Broken Brakes

Last month at the IPD Garage Sale I bought a complete set of vented rotors, calipers, and pads for the front brakes on my 1978 242. After swapping this new equipment onto the car, which badly needed it, I noticed that the brake failure light was coming on. After several bleeding sequences using the Motive Power Bleeder there was no change.  The car was driven for quite a while with a spongy, yet functional brake pedal.  Since the brakes were still working fine, I was convinced that their was still air in the system, and that it would work itself out over time through successive brake bleedings.  Despite several further bleedings, the problem remained.

Two days ago, when I went to bleed the brakes on more time, I noticed that the rear passenger’s caliper had started to leak out of one of the piston seals.  “Ah ha,” I thought, “this must have been the cause all along.”  I ordered a new caliper from a local CarQuest ($44), installed it, and… still got the same spongy brake pedal and brake failure light.  IPD sells their rebuilt calipers – same Ate brand – for $105.50 (less $27.50 core) = $78.00 and YOU have to pay shipping to return the core.

After consultation with some of the gurus on turbobricks, it seemed likely that the brake master cylinder had failed.  I ordered a remanufactured one from local parts supplier Baxter Auto Parts for $45, including core charge.  IPD sells this part for $132.92 (no core charge).  Well, the master cylinder fixed the problem, and I now have a nice firm brake pedal and no brake failure warning light randomly turning on and off.  Hooray!

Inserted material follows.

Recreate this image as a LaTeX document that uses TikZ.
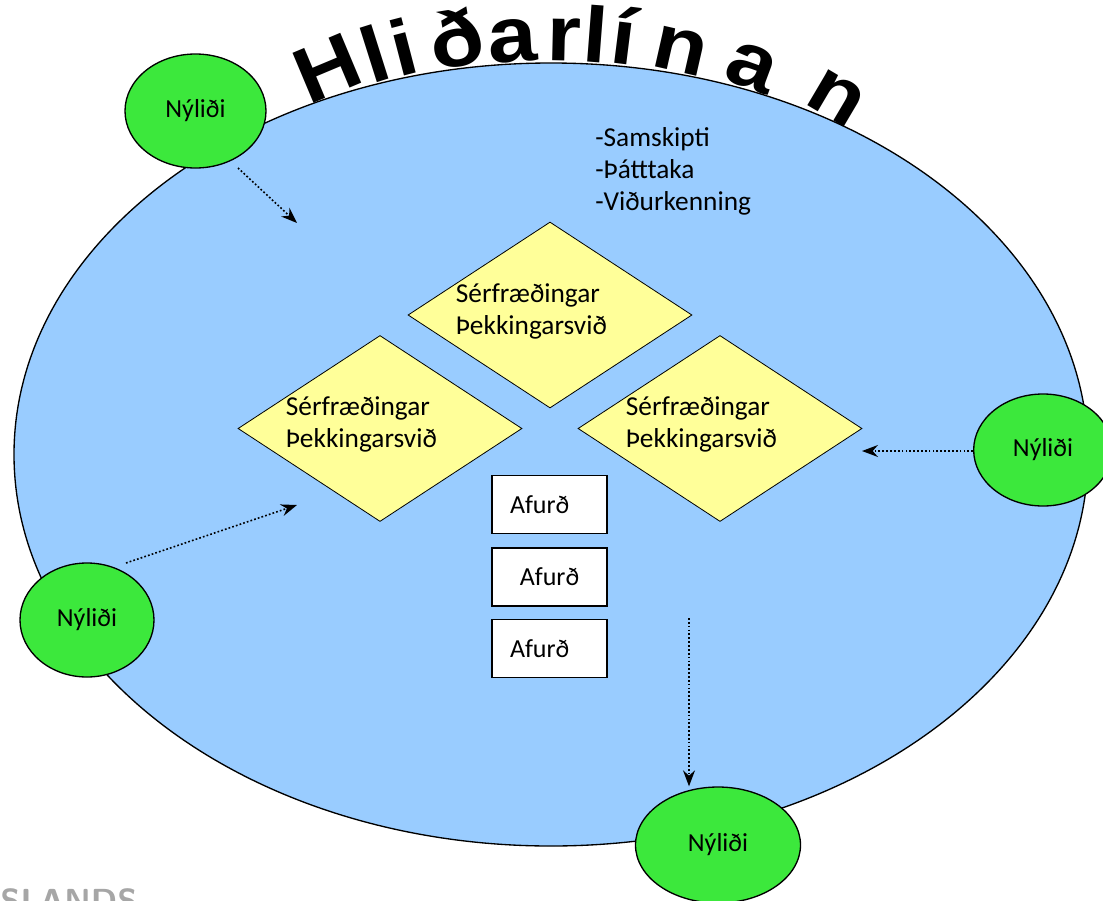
\documentclass[tikz,border=0pt]{standalone}
\usepackage{fontspec}
\setmainfont{Carlito}
\newfontfamily\titlefont{Liberation Sans}
\usetikzlibrary{shapes}
\usetikzlibrary{arrows.meta}

\definecolor{skyfill}{RGB}{153,204,255}
\definecolor{nyfill}{RGB}{60,232,60}
\definecolor{diafill}{RGB}{255,255,153}

\tikzset{
  nylidi/.style={ellipse, draw, line width=1pt, fill=nyfill, inner sep=0pt, font=\fontsize{19.5}{23}\selectfont},
  svid/.style={diamond, draw=black, fill=diafill, line width=0.6pt, inner sep=0pt,
    minimum width=213pt, minimum height=139.5pt},
  svtext/.style={inner sep=0pt, align=left, font=\fontsize{20.5}{24}\selectfont},
  afurd/.style={draw, line width=1pt, fill=white, minimum height=43.5pt, inner xsep=13.5pt,
    text width=59.25pt, font=\fontsize{19.5}{23}\selectfont},
  flow/.style={line width=1.2pt, dash pattern={on 1.3pt off 1.6pt}, -{Stealth[length=12pt,width=9pt,inset=4pt]}}
}

\begin{document}
\begin{tikzpicture}[x=0.75pt,y=0.75pt,yscale=-1,xscale=1]
\useasboundingbox (0,0) rectangle (1103,900);

%Shape: Ellipse (Hliðarlínan)
\draw [fill=skyfill, line width=1pt] (551,454.5) ellipse [x radius=537, y radius=391.5];

%Curved title
\foreach \ch/\t in {H/113.4, l/108.2, i/105.2, ð/99.6, a/94.0, r/88.6, l/85.4, í/82.5, n/76.6, a/68.9, n/59.2}
  \node [anchor=base, inner sep=0pt, font=\titlefont\bfseries\fontsize{59}{59}\selectfont,
    rotate={1.3*atan2(-392*cos(\t),537*sin(\t))}] at ({551+537*cos(\t)},{453-392*sin(\t)}) {\scalebox{1.12}[1]{\ch}};

%Diamonds
\node [svid] (svidtop) at (550,315) {};
\node [svid] (svidleft) at (380,428.5) {};
\node [svid] (svidright) at (720,428.5) {};
\node [svtext] (svidtoptxt) at ([xshift=-14pt,yshift=-3pt]svidtop) {Sérfræðingar\\Þekkingarsvið};
\node [svtext] (svidlefttxt) at ([xshift=-14pt,yshift=-3pt]svidleft) {Sérfræðingar\\Þekkingarsvið};
\node [svtext] (svidrighttxt) at ([xshift=-14pt,yshift=-3pt]svidright) {Sérfræðingar\\Þekkingarsvið};

%Products
\node [afurd, align=left] (afurd1) at (549.5,504.5) {Afurð};
\node [afurd, align=center] (afurd2) at (549.5,577) {Afurð};
\node [afurd, align=left] (afurd3) at (549.5,648.5) {Afurð};

% Text Node
\draw (594,126) node [anchor=north west][inner sep=0.75pt, align=left, font=\fontsize{20.5}{24}\selectfont] (gildi) {-Samskipti\\-Þátttaka\\-Viðurkenning};

%Newcomers
\node [nylidi, minimum width=105.75pt, minimum height=85.5pt] (nytl) at (195.5,111) {Nýliði};
\node [nylidi, minimum width=104pt, minimum height=84pt] (nyr) at (1043,450) {Nýliði};
\node [nylidi, minimum width=100.5pt, minimum height=85.5pt] (nyl) at (87,620) {Nýliði};
\node [nylidi, minimum width=123.75pt, minimum height=87pt] (nyb) at (718,845) {Nýliði};

%Arrows
\coordinate (intl) at (297,223);
\coordinate (intm) at (297,505);
\coordinate (intb) at (689,618);
\coordinate (tipr) at (862,451);
\draw [flow] (238,168) -- (intl);
\draw [flow] (126,563) -- (intm);
\draw [flow] (nyr.west |- tipr) -- (tipr);
\draw [flow] (intb) -- (intb |- nyb.north);

%Cut-off text
\node [anchor=north west, inner sep=0pt, text=black!35, font=\sffamily\bfseries\fontsize{25}{25}\selectfont] (cut) at (0,888) {SLANDS};

\end{tikzpicture}
\end{document}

One thought on “Broken Brakes”

  1. Helpful information:
    I had a pretty bad problem with my 1984 244 DL (B23F). Had the front brakes fixed (Meineke), needed calipers, pads and rotor resurfacing. 2 days later the brakes failed completely, pedal just got soft real fast and then just went right to the floor. Limped home in 1st/2nd gears w/parking brake.
    Brought it back, they claimed that there was air in the brake lines and that the lines needed to be re-bled. Fine.
    I didn’t have any tools at the time, so had to let them do it.
    Later that day the brakes failed again.
    Brought it to another repair shop (closest one to me was a Mavis unfortunately), they re-bled the brakes and put in a new master brake cylinder.
    2 days later, same problem. Brake fluid was boiling in the lines. Had Mavis re-bleed brake lines. Later that day – same problem yet again!
    Decided I wasn’t going back to Mavis again.
    Brought it to a small garage where the car has been before and I trust these guys (they were extremely busy for the past week and didn’t have time to work on the car, which is why I went elsewhere in the first place.
    They discovered that the new parts actually had THREE bleed valves per side, the old ones (and the only make they were familiar with at the Meineke and the Mavis) – and no, unfortunately I do not recall the parts manufacturers right now – ONLY HAD 2 bleed valves. They hadn’t been bleeding the system properly from the get go! Two different shops!
    My mechanic bled all three valves on each side, and I’ve never had the same problem since (going on 2 years now). Hope this is helpful to others out there!!!
    After what my mechanic told me, there’s a good chance that I didn’t actually need the master brake cylinder at all – just a PROPER bleed job!!! So this may same some other owners out there some money at least.